Influencer marketing

Influencer marketing is a partnership where a brand works with a creator/influencer someone who has earned trust and attention in a niche to promote products or ideas to that influencer’s audience. Collaborations can be paid or value-in-kind (e.g., gifting) and appear across channels like Instagram, TikTok, YouTube, blogs, and newsletters. Many frameworks define it as leveraging people who influence potential buyers rather than broadcasting to everyone.

Creators are often grouped by audience size (approximate ranges): nano (1K–10K), micro (10K–100K), mid (100K–500K), macro (500K–1M), and mega (1M+)—you choose the tier based on reach, niche fit, and budget.

Because endorsements can affect buying decisions, most countries require clear disclosure of any material connection (payment, gifts, affiliate links, employment). In the U.S., this falls under the FTC Endorsement Guides (updated 2023). 

Why It Matters

  • Trust & attention: Influencers can reach audiences that ignore ads and rely on peer-style recommendations useful for discovery and consideration. 

  • Content engine: Collabs generate authentic assets you can amplify as ads (e.g., Meta Partnership Ads, TikTok Spark Ads) for more efficient distribution. 

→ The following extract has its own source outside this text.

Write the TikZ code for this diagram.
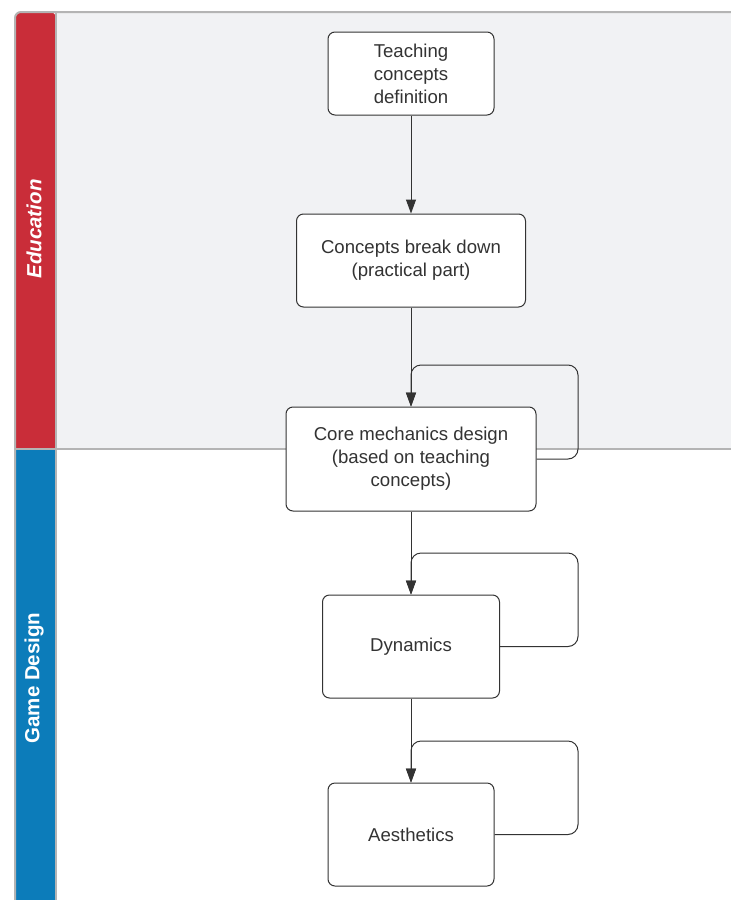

  • Full-funnel impact: From awareness to conversions (via links, codes, or shops), results can be measured with UTM parameters in GA4 and platform analytics. 

  • Compliance & brand safety: Clear, conspicuous ad disclosures protect consumers and brands and are required by regulators (FTC; ASA/CAP in the UK).

Examples

  • DTC launch on TikTok: A cosmetics brand seeds product to micro-influencers, then boosts top-performing posts via Spark Ads to scale reach while preserving social proof (likes/comments). 

  • B2B SaaS thought leadership: Partner with niche LinkedIn/YouTube creators for tutorials and case-study walkthroughs; track results with UTMs and a demo CTA. 

  • Affiliate collaboration: A creator uses unique links/codes; because it’s affiliate marketing, the post still needs a clear ad disclosure.

Best Practices

  1. Define goals (reach, sign-ups, sales) and pick the right tier (nano/micro for depth & engagement; macro/mega for scale). 

  2. Vet for brand fit: Review audience, past posts, and authenticity before outreach; use official creator marketplaces to source partners (Instagram, YouTube BrandConnect, TikTok). 

  3. Contract the details: Deliverables, timelines, usage rights, whitelisting/“Partnership Ads” permissions on Meta, and Spark Ads authorization on TikTok. 

  4. Disclose clearly: Use clear and conspicuous disclosures (#ad, “Sponsored by [Brand]”) where users will see/hear them; don’t rely only on platform tools if they’re insufficient. 

  5. Measure & iterate: Use UTM parameters and platform reporting; for brand impact, consider Brand Lift studies on YouTube/Meta. 

  6. Repurpose top content: Turn strong creator posts into Partnership Ads (Meta) or Spark Ads (TikTok) to extend performance. 

  7. Stay compliant in each market: In the UK, ASA/CAP require ad content to be obviously identifiable (applies to affiliate posts too).

Related Terms

  • Creator Marketing / UGC

  • Affiliate Marketing 

  • Branded Content / Partnership Ads (Meta) 

  • Spark Ads (TikTok) 

  • Campaign Tracking (UTM Parameters)

FAQs

Q1. Is influencer marketing the same as “creator” marketing?
They overlap. “Influencer” emphasizes reach and persuasion; “creator” emphasizes content production. In practice, brands hire creators for both influence and content assets.

Q2. How do we categorize influencers by size?
A common convention: nano (1K–10K), micro (10K–100K), mid (100K–500K), macro (500K–1M), mega (1M+). Pick based on fit, engagement, and goals, not just follower count. 

Q3. What disclosures are required?
In the U.S., the FTC requires clear disclosure of any material connection (money, gifts, employment, affiliate links). Disclosures must be hard to miss and understandable (e.g., #ad, “Sponsored by [Brand]”). In the UK, ASA/CAP require posts to be obviously identifiable as ads (including affiliate content). 

Q4. How do we measure ROI?
Tag links with UTM parameters so GA4 attributes traffic/conversions to the campaign; pair with promo codes and platform analytics. For brand KPIs, run Brand Lift (YouTube/Meta) surveys. 

Q5. Can we turn creator posts into ads?
Yes. On Meta, use Partnership Ads (formerly Branded Content Ads). On TikTok, use Spark Ads to boost a creator’s organic post while keeping engagement. Ensure your contract grants usage/boosting rights.